UPDATE AND BUMP, 9:15 PM: Several bloggers insist that this is no climb-down by the White House but more of a surrender by FISA. My good friend and blog partner Dafydd at Big Lizards makes the case most emphatically:
The media refer to President Bush's announcement that he will not reauthorize the NSA al-Qaeda interecept program... now that the FISA court has finally stepped up and issued orders allowing the very same program to proceed with judicial support, making it virtually impossible for majority Democrats to kill off. Surprise, surprise on the jungle cruise tonight (no surprise to "George Orwell," however), the MSM play this story as if it were a historic victory over Bush.I have the pleasant task of bursting the latest anti-Bush liberal triumphalism: the media take is complete rot. The only reason they bypassed the FISA court in the first place was that it was too slow... and at last, the court has agreed to reforms, crafted by Attorney General Alberto Gonzales, that not only dramatically speed up court review when necessary but also leave in place blanket approval of communications intercepts whenever there is probable cause to believe it's an al-Qaeda or related terrorist communication.
I don't want to excerpt too much of Dafydd's post because it should be read in full. However, I disagree with him about this being a Bush triumph, and my point can be found in the letter Gonzales sent to the committee:
In the spring of 2005 -- well before the first press account disclosing the existence of the Terrorist Surveillance Program -- the Administration began exploring options for seeking FISA Court approval.
This is my point, here. It's not that the program has ended; it obviously will continue. My anger is over the fact that the Bush administration insisted on two points: one, that the FISA court would not cooperate on streamlining the process for warrants on these intercepts, and the second that the Bush administration had the authority to proceed without it. They took everyone along for a big ride, making all sorts of legal arguments about the AUMF and Article II -- and now Gonzales has revealed that even they didn't really believe it.
If they were negotiating with FISA to place the program under their jurisdiction, then they must have agreed with their critics that insisted FISA was a covering authority for such action. And if they've spent the better part of two years reaching an accommodation with FISA, why not just tell people what they were doing when the program got exposed? And for toppers, why didn't they start negotiating with FISA in November 2001 when they started the program?

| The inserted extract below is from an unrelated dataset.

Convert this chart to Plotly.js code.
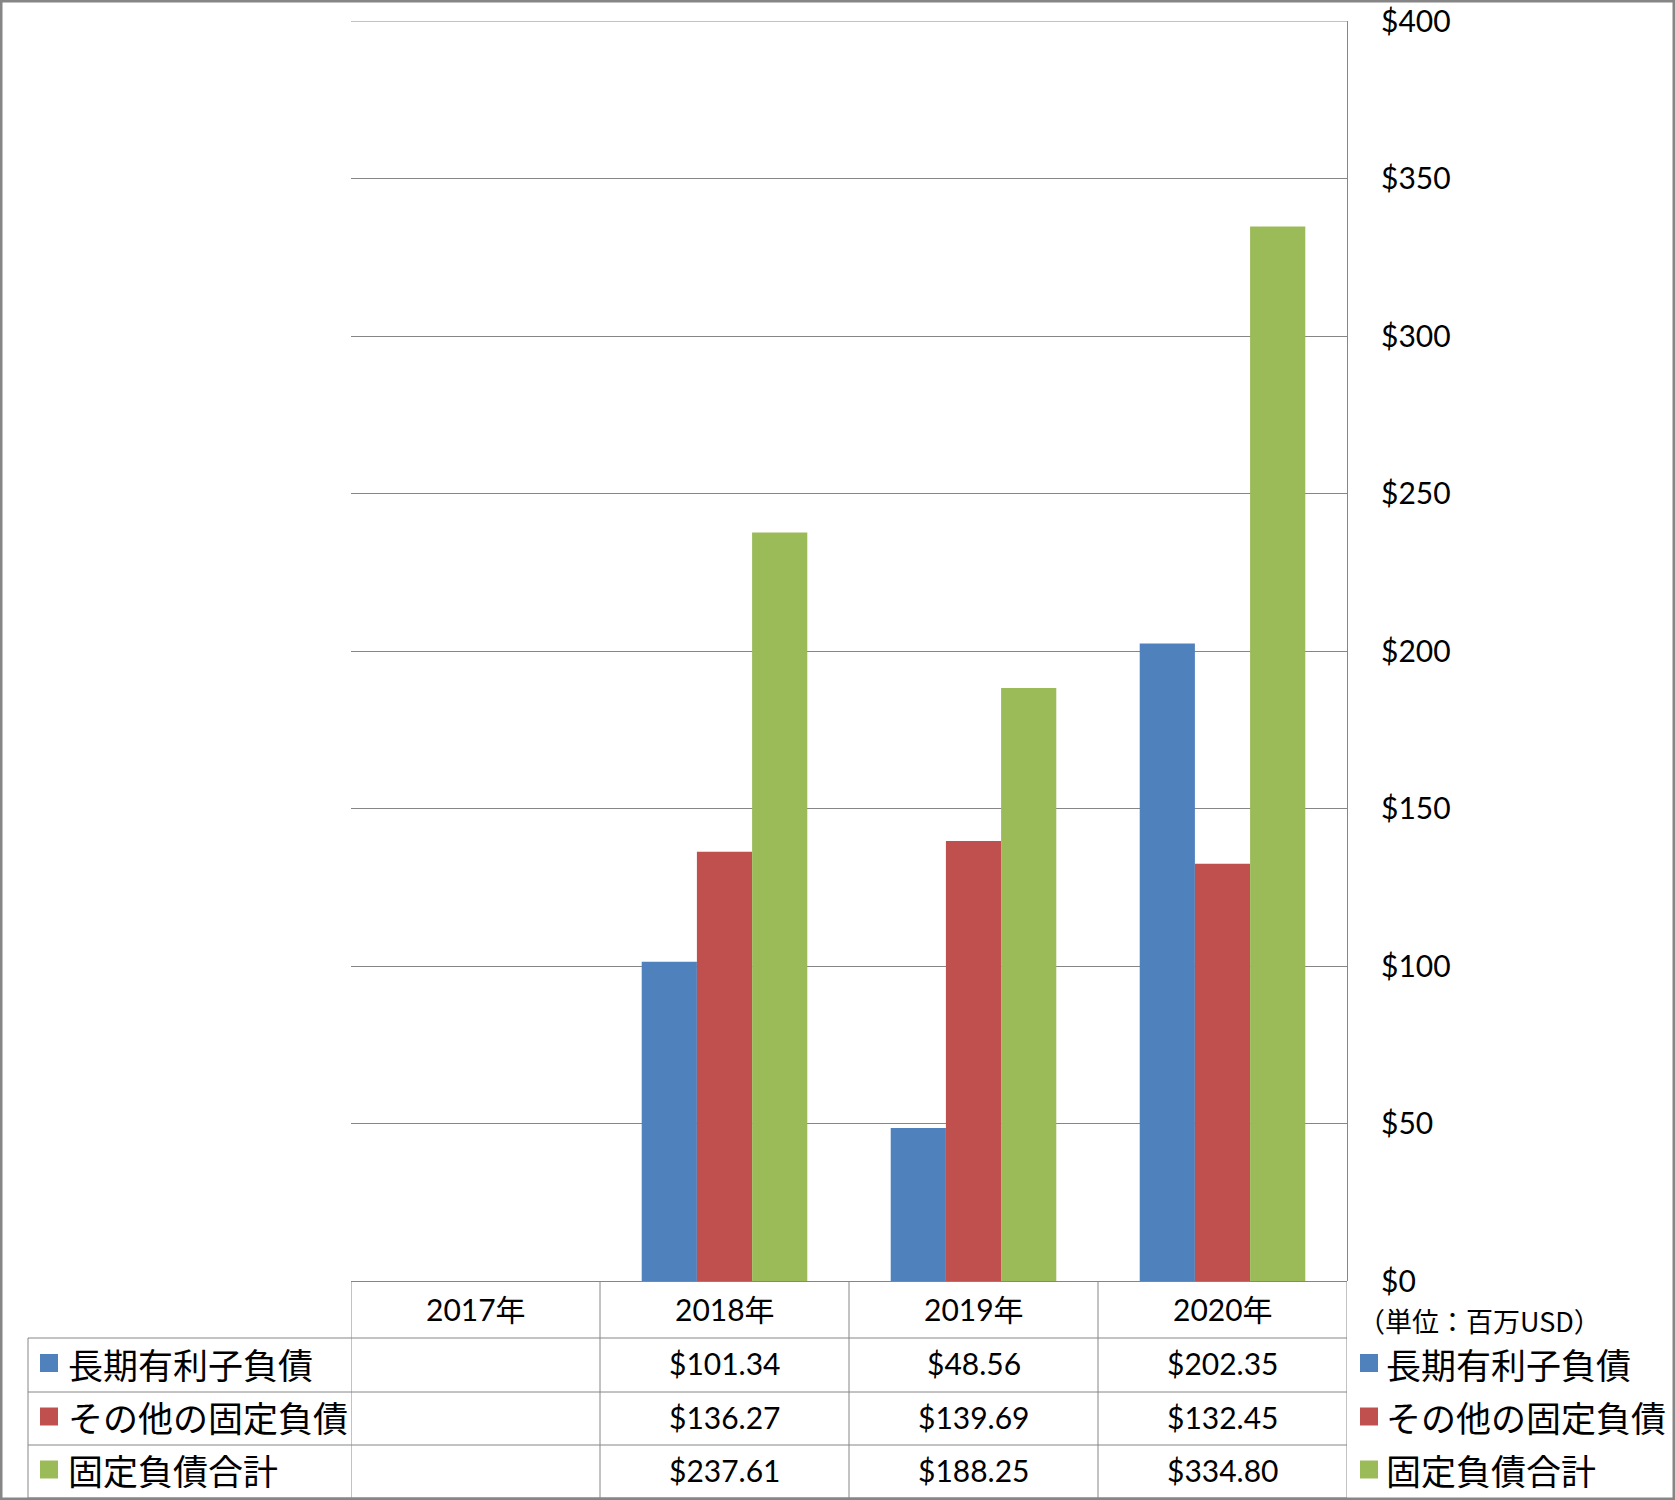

The Bush administration just torpedoed a large chunk of their credibility. This is in no way a victory for the White House, but a huge climbdown. All of that effort and argument went for absolutely nothing.
UPDATE II: Mark Levin understands:
For the Bush administration to argue for years that this program, as operated, was critical to our national security and fell within the president's Constitutional authority, to then turnaround and surrender presidential authority this way is disgraceful. The administration is repudiating all the arguments it has made in testimony, legal briefs, and public statements. This goes to the heart of the White House's credibility. How can it cast away such a fundamental position of principle and law like this?
It can if it never believed its own arguments, and the time frame of the FISA negotiations make that seem the case.
UPDATE III: Glenn Greenwald says, I told you so ... and he did.